Brown grew up in Invergordon and lives in Melbourne (and has for five years), but still travels back to play football and cricket every week.

His commitment and passion for the club is second to none, but it was a rhetorical question he proposed that got me across the line.

Is this just another bump in the road for the Katamatite Tigers or will the club be just a name in the history books in a decade’s time?

It is a question that could probably be asked about 15 to 20 clubs in the region and the fact is something must be done to fix it.

The easiest solution, one many people overlook, is to take matters into your own hands.

I have written almost every week that one team or another is struggling for numbers, let alone victories, and felt it was time I put my boots where my mouth was and actually helped the issue.
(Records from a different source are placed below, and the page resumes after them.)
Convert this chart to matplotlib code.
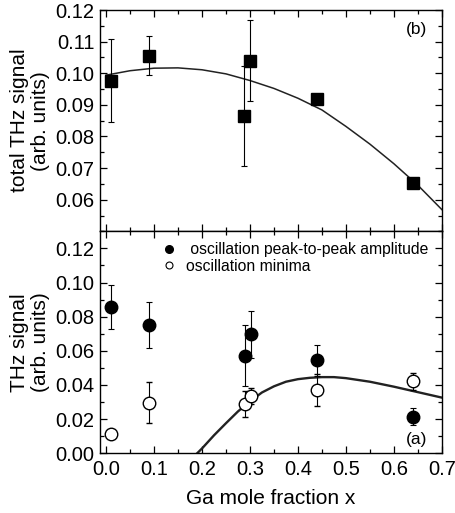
import matplotlib.pyplot as plt
from matplotlib.lines import Line2D
from matplotlib.ticker import MultipleLocator

plt.rcParams['font.family'] = ['Liberation Sans', 'DejaVu Sans']

# (b) total THz signal
tot_x = [0.01, 0.09, 0.288, 0.30, 0.44, 0.64]
tot_y = [0.0977, 0.1055, 0.0866, 0.1040, 0.0920, 0.0652]
tot_err = [0.0130, 0.0062, 0.0158, 0.0128, 0.0008, 0.0012]

# fitted curve
tot_fit_x = [0.0, 0.05, 0.1, 0.15, 0.2, 0.25, 0.3, 0.35, 0.4, 0.45, 0.5, 0.55, 0.6, 0.65, 0.7]
tot_fit_y = [0.0994, 0.1008, 0.1016, 0.1017, 0.1011, 0.0998, 0.0977, 0.0952,
             0.0921, 0.0884, 0.0832, 0.0776, 0.0714, 0.0646, 0.0569]

# (a) oscillation amplitude and minima
osc_x = [0.01, 0.09, 0.29, 0.302, 0.44, 0.64]
p2p_y = [0.0857, 0.0751, 0.0572, 0.0696, 0.0545, 0.0213]
p2p_err = [0.0131, 0.0136, 0.0177, 0.0140, 0.0090, 0.0050]
min_y = [0.0110, 0.0295, 0.0287, 0.0335, 0.0370, 0.0423]
min_err = [0.0015, 0.0120, 0.0077, 0.0045, 0.0093, 0.0050]

min_fit_x = [0.19, 0.20, 0.225, 0.25, 0.275, 0.30, 0.325, 0.35, 0.375, 0.40,
             0.425, 0.45, 0.475, 0.50, 0.55, 0.60, 0.65, 0.70]
min_fit_y = [0.0, 0.0028, 0.0105, 0.0176, 0.0245, 0.0304, 0.0356, 0.0392, 0.0419,
             0.0434, 0.0442, 0.0446, 0.0446, 0.0440, 0.0419, 0.0390, 0.0358, 0.0326]

fig = plt.figure(figsize=(4.55, 5.13), dpi=100)
ax_b = fig.add_axes([0.22, 0.549, 0.751, 0.4315])
ax_a = fig.add_axes([0.22, 0.1165, 0.751, 0.4325])

for ax in (ax_b, ax_a):
    ax.set_xlim(-0.0125, 0.7)
    ax.xaxis.set_major_locator(MultipleLocator(0.1))
    ax.xaxis.set_minor_locator(MultipleLocator(0.05))
    ax.tick_params(which='both', direction='in', top=True, right=True,
                   labelsize=14.5, width=0.9)
    ax.tick_params(which='major', length=5, pad=4)
    ax.tick_params(which='minor', length=3)
    for sp in ax.spines.values():
        sp.set_linewidth(1.0)

# panel (b)
ax_b.errorbar(tot_x, tot_y, yerr=tot_err, fmt='s', color='black', ms=8,
              ecolor='black', elinewidth=0.8, capsize=2.5, capthick=0.8, zorder=3)
ax_b.plot(tot_fit_x, tot_fit_y, color='#222222', lw=1.1, zorder=2)
ax_b.set_ylim(0.05, 0.12)
ax_b.yaxis.set_major_locator(MultipleLocator(0.01))
ax_b.yaxis.set_minor_locator(MultipleLocator(0.005))
ax_b.set_yticks([0.06, 0.07, 0.08, 0.09, 0.10, 0.11, 0.12])
ax_b.yaxis.set_major_formatter(plt.FormatStrFormatter('%.2f'))
ax_b.tick_params(labelbottom=False)
ax_b.set_ylabel('total THz signal\n(arb. units)', fontsize=15, labelpad=4,
                linespacing=1.15)
ax_b.text(0.958, 0.91, '(b)', transform=ax_b.transAxes, fontsize=12.5,
          ha='right', va='center')

# panel (a)
ax_a.errorbar(osc_x, p2p_y, yerr=p2p_err, fmt='o', color='black', ms=9,
              ecolor='black', elinewidth=0.8, capsize=2.5, capthick=0.8, zorder=3)
ax_a.errorbar(osc_x, min_y, yerr=min_err, fmt='o', mfc='white', mec='black',
              mew=1.0, ms=9, ecolor='black', elinewidth=0.8, capsize=2.5,
              capthick=0.8, zorder=3)
ax_a.plot(min_fit_x, min_fit_y, color='#222222', lw=1.7, zorder=2)
ax_a.set_ylim(0.0, 0.13)
ax_a.yaxis.set_major_locator(MultipleLocator(0.02))
ax_a.yaxis.set_minor_locator(MultipleLocator(0.01))
ax_a.yaxis.set_major_formatter(plt.FormatStrFormatter('%.2f'))
ax_a.set_xticks([0.0, 0.1, 0.2, 0.3, 0.4, 0.5, 0.6, 0.7])
ax_a.xaxis.set_major_formatter(plt.FormatStrFormatter('%.1f'))
ax_a.tick_params(axis='x', pad=5)
ax_a.set_xlabel('Ga mole fraction x', fontsize=15, labelpad=7)
ax_a.set_ylabel('THz signal\n(arb. units)', fontsize=15, labelpad=4,
                linespacing=1.15)
ax_a.text(0.958, 0.062, '(a)', transform=ax_a.transAxes, fontsize=12.5,
          ha='right', va='center')

handles = [
    Line2D([], [], ls='none', marker='o', color='black', ms=5.5),
    Line2D([], [], ls='none', marker='o', mfc='white', mec='black', mew=0.8, ms=5),
]
ax_a.legend(handles, [' oscillation peak-to-peak amplitude', 'oscillation minima'],
            loc='upper left', bbox_to_anchor=(0.16, 0.98), frameon=False,
            fontsize=11.3, handlelength=1.0, handletextpad=0.6,
            labelspacing=0.1, borderaxespad=0.0)

fig.savefig('out.png', dpi=100)
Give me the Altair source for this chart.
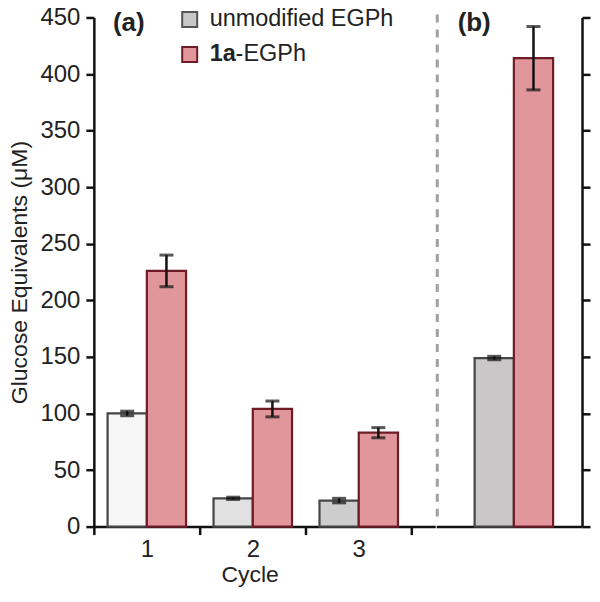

You do not have to be a star footballer or netballer, or even one at all, to help your local team survive, so I implore you to follow the glow of a light tower this week and get down to your local club.

Even if you do not play a game for them, just buy a meal on a Thursday or a beer on a Saturday — every little bit counts and makes a mountain of difference.

I thoroughly enjoyed my week at the Katamatite Tigers and I promise you your local team will appreciate any newcomers to the club, no matter how much you bring in terms of sporting talent.

Because country football clubs are not just about winning, they are about community, family, commitment and most of all having a great time.

And you never know, you might just fall in love with your new club like I seem to have done with the Tigers.